REPORT FROM PENNSYLVANIA
The 2010 Pennsylvania Primary had a lot of good news for progressive Democrats. The 18 May balloting saw Representative Joe Sestak take out five term Senator Arlen Specter, just a year after the latter switched to the Democratic Party in the face of an assured loss in the Republican primary. And, the Democrats held the seat long occupied by the late Jack Murtha. On the other hand, the most progressive candidate in the gubernatorial primary, Joe Hoeffel, finished a poor fourth, and the winner, Dan Onorato, is not only less progressive, but starts well down in the polls against the Republican nominee, state Attorney General Tom Corbett.
Sestak’s win was overwhelming, notwithstanding polls that showed a dead heat on the eve of the election. He won all but three counties statewide, and only lost big in Philadelphia (Specter’s home base). His overall margin was 54 to 46 percent, which suggests that he picked up almost all of the large contingent of voters who were undecided at the end. Specter was hurt by his negative campaigning, in particular an attempt to raise doubts about Sestak’s naval career (he’s a former three-star admiral). On the other hand, Sestak’s attacks on Specter stuck: the decisive one simply showed Specter saying that he’d changed parties in order to get reelected.

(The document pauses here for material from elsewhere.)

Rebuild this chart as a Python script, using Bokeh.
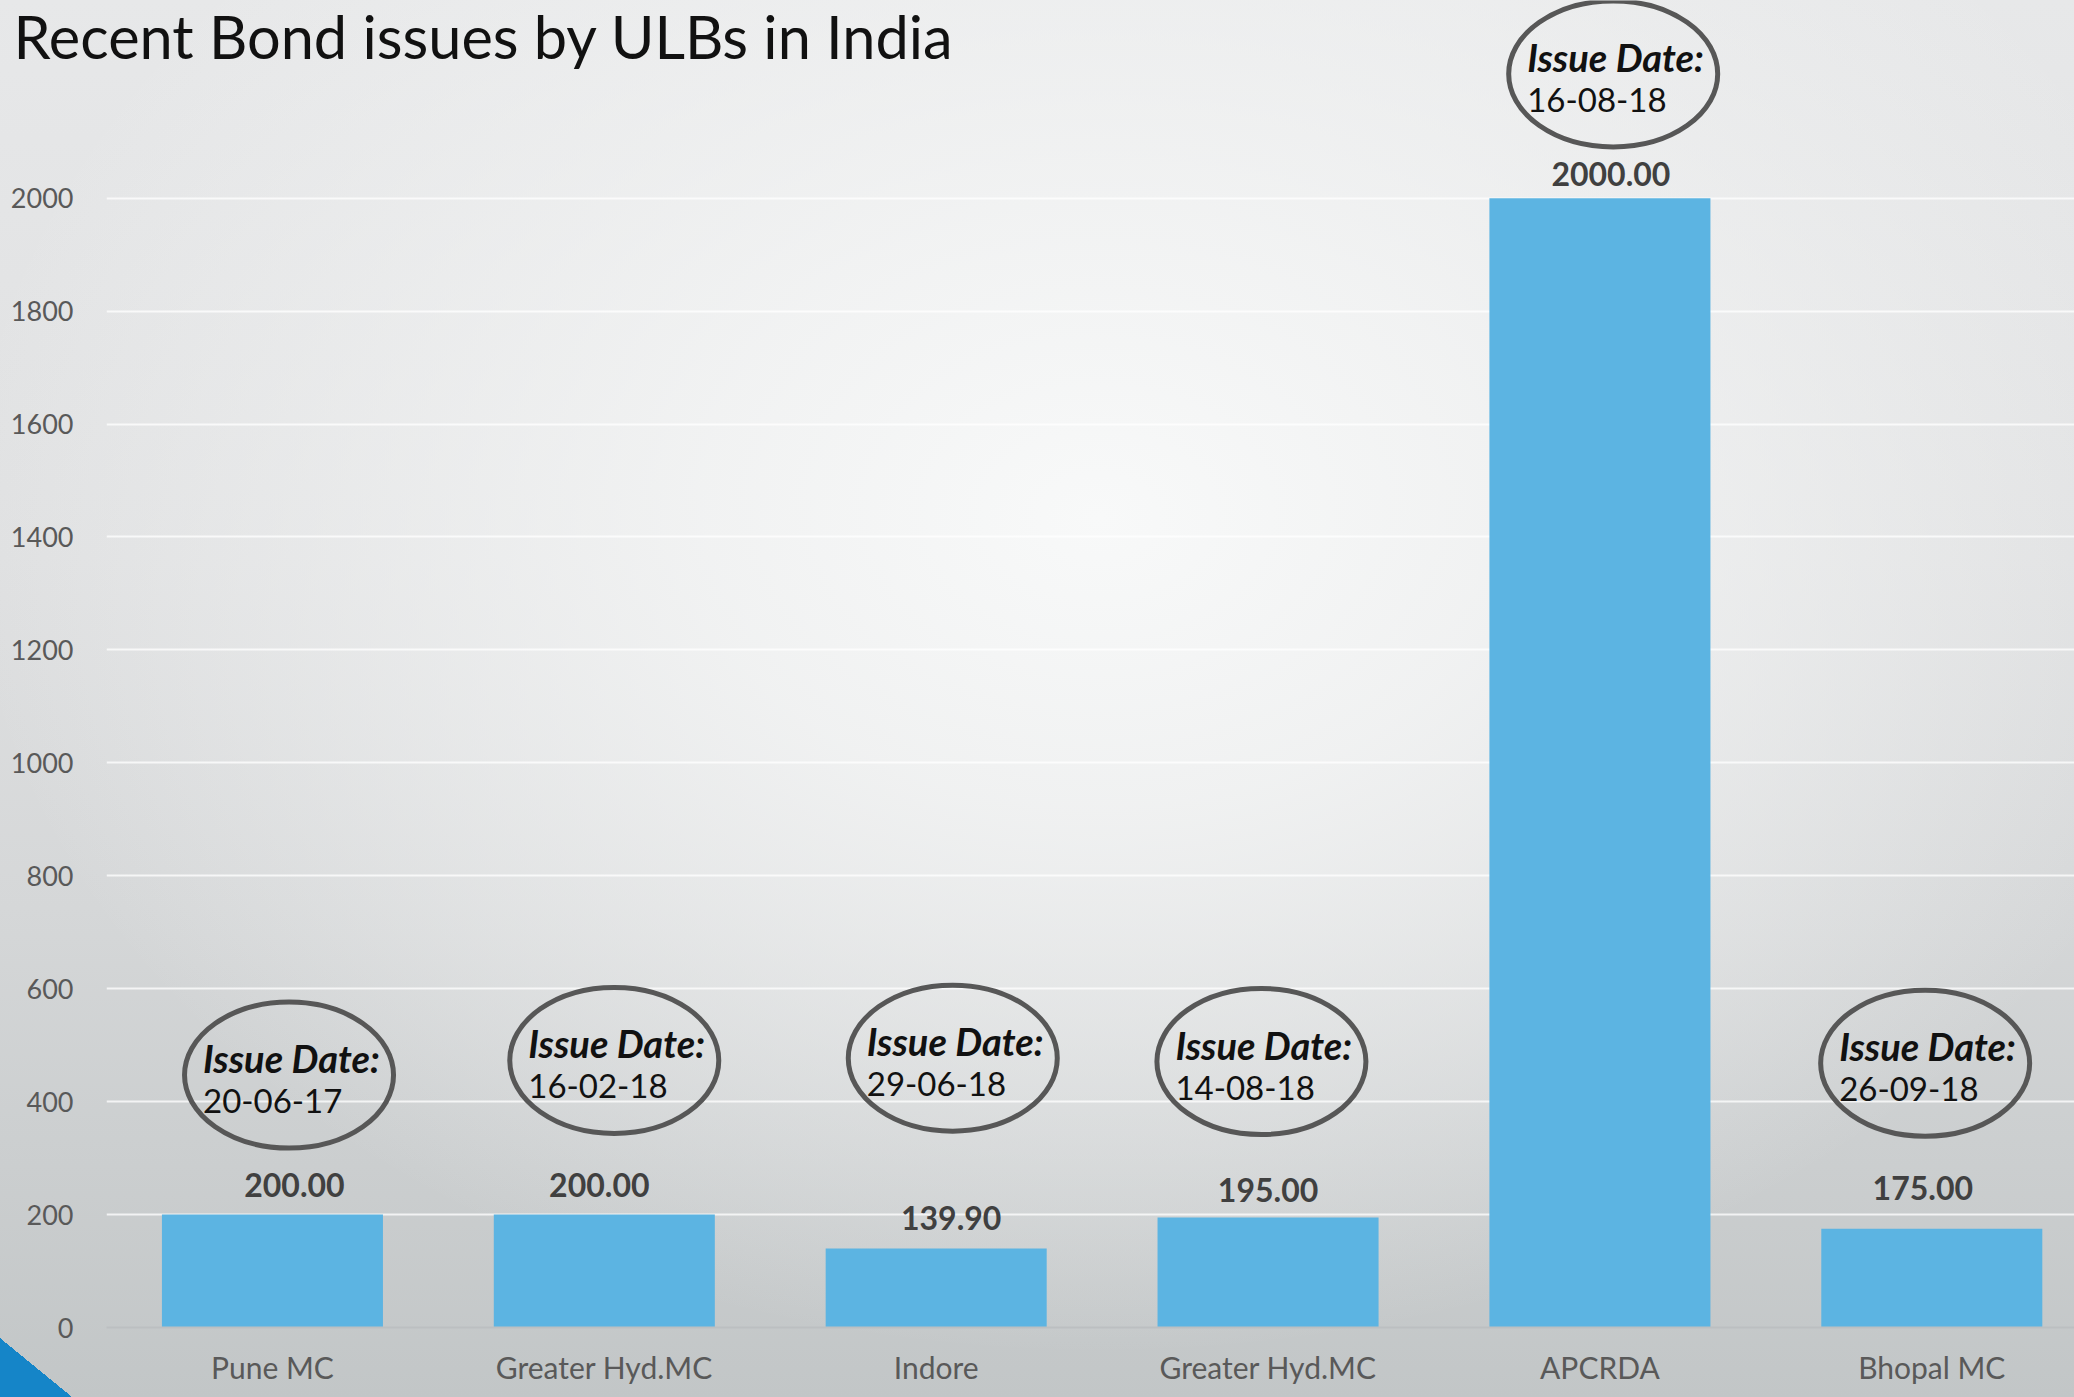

Sestak is liberal, but not left-wing. His home district in the Philadelphia suburbs has a Republican majority and will probably elect a Republican to replace him. This is important as he turns to face the Republican nominee for the Senate, former Representative Pat Toomey. Toomey ran against Specter in 2004 and nearly beat him in the Republican primary. He is a right-wing Republican, comparable to former Senator Rick Santorum (defeated by Democrat Bob Casey in 2006). Toomey will be vulnerable to a campaign that paints him, correctly, as too far out for Pennsylvania, and Sestak is well-positioned to conduct such a campaign. The begin with Toomey up narrowly, but Toomey is well enough known statewide that he is probably near his maximum, while Sestak still has to make himself known to the rest of the electorate. Thus Sestak has much more room for advancement than Toomey.
In southwestern Pennsylvania, former congressional staffer Mark Critz held the seat of his late boss, John Murtha, against a determined national Republican campaign behind millionaire Tim Burns. Again, the polls predicted a tighter race than the actual results showed: Critz 53%, Burns 45%. At the same time, voters nominated each man to carry his party’s banner in the regular election in the fall, so a rematch is guaranteed in this socially conservative but Democratic district. Burns, however, had to stave off a strong challenge from Tea Party favorite Bill Russell, and he will thus have to tack to the right to attract those voters in November, risking the loss of moderates to Critz.
The gubernatorial primaries, on the other hand, resulted in victories for the state machines in both parties. The Republicans had gotten behind Attorney General Tom Corbett, and he had little trouble winning the primary. The Democratic leadership had opted to back Dan Onorato, Allegheny County (Pittsburgh) Executive in a four-man race, and he easily outdistanced the field. The two most progessive candidates were Anthony Hardy Williams of Philadelphia and Joe Hoeffel, Montgomery County Commissioner; they finished third and fourth, respectively.
Onorato begins the general campaign substantially behind Corbett, and subject, moreover, to a pattern of party alternation in the governorship: the incumbent governor, Ed Rendell, is a Democrat who is finishing his second term.
Overall, though, reports of the demise of progressives are greatly exaggerated.